One skill a seasoned dealer or collector should acquire is to store observed details in his or her memory for future reference. I learnt this lesson well in the late 1980s as a dealer in mostly British pictures, where on at least three occasions I followed a hunch, met with scepticism from the appointed experts and was later vindicated, to my infinite gratification, and profit.
As a dealer in netsuke I cover a vast gamut of styles. I derive the most pleasure from buying something that I like, sometimes against market trends, and finding that someone else shares my enthusiasm; it only needs one. Inevitably from time to time I find myself handling something which I know is not my own taste, but will appeal to someone else. Frankly I find that less gratifying, but a sale is a sale and helps to keep the wolf from the door.

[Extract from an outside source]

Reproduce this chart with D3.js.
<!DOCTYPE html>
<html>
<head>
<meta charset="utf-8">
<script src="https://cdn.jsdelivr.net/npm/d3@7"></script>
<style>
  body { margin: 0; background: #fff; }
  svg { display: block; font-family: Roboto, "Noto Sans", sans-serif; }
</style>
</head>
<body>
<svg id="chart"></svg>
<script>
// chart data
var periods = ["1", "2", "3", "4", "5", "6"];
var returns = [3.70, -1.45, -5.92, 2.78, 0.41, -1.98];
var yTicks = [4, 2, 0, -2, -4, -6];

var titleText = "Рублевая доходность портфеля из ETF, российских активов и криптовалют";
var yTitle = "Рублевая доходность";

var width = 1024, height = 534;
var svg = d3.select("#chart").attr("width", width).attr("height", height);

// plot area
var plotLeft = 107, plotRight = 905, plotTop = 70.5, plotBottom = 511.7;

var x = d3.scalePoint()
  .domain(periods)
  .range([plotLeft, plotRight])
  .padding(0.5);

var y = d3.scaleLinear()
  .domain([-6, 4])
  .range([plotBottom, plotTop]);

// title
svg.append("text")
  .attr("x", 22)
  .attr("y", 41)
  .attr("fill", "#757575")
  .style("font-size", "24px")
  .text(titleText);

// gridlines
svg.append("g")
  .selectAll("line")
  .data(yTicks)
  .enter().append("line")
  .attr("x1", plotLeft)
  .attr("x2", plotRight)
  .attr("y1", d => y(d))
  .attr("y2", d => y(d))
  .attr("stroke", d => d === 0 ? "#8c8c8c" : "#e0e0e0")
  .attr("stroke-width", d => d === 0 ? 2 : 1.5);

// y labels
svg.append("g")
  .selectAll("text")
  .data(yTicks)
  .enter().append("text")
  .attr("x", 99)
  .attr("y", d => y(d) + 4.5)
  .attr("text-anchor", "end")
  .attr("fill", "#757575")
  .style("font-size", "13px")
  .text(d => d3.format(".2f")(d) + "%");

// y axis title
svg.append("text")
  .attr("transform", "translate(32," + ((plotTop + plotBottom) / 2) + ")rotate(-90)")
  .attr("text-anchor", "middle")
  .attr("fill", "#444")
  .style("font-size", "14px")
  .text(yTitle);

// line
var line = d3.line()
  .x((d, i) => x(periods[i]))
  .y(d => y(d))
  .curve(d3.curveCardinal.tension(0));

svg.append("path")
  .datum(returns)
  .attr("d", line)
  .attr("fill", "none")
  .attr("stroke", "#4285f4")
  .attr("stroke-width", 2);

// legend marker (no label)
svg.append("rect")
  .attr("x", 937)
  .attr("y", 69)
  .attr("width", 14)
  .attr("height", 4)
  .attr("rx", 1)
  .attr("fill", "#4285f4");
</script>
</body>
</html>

Some of my clients will already know my penchant for early inro, often well worn and beaten up, going against the taste of the majority of Inro collectors for the pristine, which is not really my thing. Fewer may know of my equal liking for early netsuke. I was particularly pleased by the arrival of three early Netsuke in a recent group purchase made abroad on the basis of photographs only. It is hard to put my finger on exactly what it is that appeals. There is a slightly naïve simplicity which is attractive, and perhaps the wear adds a touch of historic romance. Whatever, it is, I will not try to describe it here, but leave two of the Netsuke to speak for themselves.

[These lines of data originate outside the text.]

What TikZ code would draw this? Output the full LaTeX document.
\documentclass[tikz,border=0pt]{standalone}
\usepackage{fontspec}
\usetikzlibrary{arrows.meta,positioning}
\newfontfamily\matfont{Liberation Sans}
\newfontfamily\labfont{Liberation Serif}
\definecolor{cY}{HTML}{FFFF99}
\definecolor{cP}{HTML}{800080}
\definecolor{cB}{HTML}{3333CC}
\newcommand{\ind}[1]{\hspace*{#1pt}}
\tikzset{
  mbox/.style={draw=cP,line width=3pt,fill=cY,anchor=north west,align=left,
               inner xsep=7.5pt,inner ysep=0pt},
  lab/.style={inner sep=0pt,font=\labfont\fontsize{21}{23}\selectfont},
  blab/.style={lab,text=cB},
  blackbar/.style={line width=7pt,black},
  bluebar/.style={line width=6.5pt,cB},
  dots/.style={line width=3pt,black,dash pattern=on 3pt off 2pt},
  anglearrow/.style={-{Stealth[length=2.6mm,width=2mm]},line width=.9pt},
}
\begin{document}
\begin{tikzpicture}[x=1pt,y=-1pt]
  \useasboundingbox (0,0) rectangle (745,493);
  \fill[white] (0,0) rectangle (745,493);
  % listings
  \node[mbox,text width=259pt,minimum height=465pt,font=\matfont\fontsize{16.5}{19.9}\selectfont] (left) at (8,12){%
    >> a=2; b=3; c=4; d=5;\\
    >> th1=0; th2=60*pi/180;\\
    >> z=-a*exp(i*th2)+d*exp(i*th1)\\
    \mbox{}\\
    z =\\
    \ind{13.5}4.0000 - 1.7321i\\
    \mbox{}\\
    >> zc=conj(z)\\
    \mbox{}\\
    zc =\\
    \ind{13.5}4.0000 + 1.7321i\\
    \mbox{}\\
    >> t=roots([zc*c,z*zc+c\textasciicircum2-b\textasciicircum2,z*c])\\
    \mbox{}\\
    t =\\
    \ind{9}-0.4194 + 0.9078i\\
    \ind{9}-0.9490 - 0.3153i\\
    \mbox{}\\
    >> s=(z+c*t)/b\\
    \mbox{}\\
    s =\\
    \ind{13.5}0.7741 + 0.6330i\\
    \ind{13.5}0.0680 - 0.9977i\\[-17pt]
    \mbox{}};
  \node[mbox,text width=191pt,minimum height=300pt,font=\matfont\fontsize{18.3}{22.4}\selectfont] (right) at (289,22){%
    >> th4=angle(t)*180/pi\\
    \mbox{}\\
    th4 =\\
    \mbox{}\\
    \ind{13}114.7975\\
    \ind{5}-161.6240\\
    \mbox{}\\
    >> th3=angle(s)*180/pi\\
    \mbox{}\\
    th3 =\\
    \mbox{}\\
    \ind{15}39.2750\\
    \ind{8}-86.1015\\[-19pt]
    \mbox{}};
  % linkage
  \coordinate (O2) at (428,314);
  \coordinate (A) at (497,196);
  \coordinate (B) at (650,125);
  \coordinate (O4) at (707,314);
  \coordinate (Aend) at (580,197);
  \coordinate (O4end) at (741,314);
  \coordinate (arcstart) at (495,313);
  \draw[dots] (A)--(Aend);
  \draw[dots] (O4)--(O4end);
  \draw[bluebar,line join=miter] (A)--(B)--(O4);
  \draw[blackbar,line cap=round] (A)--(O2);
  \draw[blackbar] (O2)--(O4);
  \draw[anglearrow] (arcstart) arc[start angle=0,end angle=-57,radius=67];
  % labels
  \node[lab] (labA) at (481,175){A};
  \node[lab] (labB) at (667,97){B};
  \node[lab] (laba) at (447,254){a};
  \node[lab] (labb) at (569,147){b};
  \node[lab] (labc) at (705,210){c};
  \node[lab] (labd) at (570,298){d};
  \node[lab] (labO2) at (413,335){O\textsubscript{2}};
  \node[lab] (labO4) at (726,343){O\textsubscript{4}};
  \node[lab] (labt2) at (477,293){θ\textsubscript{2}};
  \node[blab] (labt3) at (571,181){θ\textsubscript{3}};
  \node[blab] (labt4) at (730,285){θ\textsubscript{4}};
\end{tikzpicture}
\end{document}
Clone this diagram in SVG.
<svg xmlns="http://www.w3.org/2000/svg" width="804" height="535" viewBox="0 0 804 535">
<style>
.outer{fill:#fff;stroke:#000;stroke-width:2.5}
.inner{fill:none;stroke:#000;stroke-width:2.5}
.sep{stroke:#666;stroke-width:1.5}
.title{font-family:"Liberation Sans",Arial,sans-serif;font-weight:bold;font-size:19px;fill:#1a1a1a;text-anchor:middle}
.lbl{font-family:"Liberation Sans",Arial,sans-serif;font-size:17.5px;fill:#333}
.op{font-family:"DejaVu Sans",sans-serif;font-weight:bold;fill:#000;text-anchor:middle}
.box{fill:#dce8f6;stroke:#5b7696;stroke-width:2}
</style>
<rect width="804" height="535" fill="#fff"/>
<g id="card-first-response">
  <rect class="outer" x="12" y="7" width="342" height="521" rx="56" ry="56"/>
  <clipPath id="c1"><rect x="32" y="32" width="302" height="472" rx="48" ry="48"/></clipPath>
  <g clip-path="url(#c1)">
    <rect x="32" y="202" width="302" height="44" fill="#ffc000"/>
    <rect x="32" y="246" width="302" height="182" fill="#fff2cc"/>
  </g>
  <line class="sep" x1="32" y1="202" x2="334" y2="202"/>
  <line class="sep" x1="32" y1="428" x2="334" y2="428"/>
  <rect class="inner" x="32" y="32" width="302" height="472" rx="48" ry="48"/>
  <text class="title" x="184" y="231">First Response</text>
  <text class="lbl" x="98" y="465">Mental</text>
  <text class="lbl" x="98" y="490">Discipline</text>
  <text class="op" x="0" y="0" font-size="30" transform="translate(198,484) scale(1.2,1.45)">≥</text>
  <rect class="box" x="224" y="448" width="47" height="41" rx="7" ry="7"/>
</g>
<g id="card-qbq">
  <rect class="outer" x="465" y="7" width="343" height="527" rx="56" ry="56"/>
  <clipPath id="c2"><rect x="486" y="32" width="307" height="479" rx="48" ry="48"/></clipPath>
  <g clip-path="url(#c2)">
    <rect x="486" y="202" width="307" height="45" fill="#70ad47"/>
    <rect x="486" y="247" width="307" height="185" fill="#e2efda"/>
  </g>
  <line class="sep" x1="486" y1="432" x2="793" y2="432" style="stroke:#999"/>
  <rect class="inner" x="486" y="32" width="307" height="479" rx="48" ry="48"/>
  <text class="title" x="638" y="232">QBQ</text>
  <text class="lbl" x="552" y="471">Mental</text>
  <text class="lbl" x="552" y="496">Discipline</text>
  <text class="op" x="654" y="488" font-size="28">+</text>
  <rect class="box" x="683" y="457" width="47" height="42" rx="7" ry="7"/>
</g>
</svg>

The netsuke that excited me the most was the third, for reasons which had already been evident from the seller’s photographs. Late in 2010 I was fortunate to buy from a London dealer friend a very large and heavy marine ivory netsuke of a crab and turtle on a pile of shells. I was intrigued by it because only a few months previously I had bought a more modest netsuke of shells, which was clearly by the same carver, identifiable by the distinctive way in which he carved the scallop shell. Since then I have seen no end of unsigned netsuke by this same carver, always recognisable by the scallop.
Now I must digress somewhat. Those who have followed netsuke for a while will be familiar with models of mermaids and mermen with rather stubby bodies and similar flat faces, regardless of gender. I think it is commonly agreed that these are by the same hand as the somewhat more elegant karyobinga with heads and faces in the same style as those of the mermaids and mermen, their bodies rather more graceful thanks to their trailing tails similar to the ho-o bird (phoenix).
What I have discovered, thanks to this very worn and battered new acquisition, is that the shells, merpeople and karyobinga are by one and the same hand, or workshop. Now all we need to work out is who that carver was.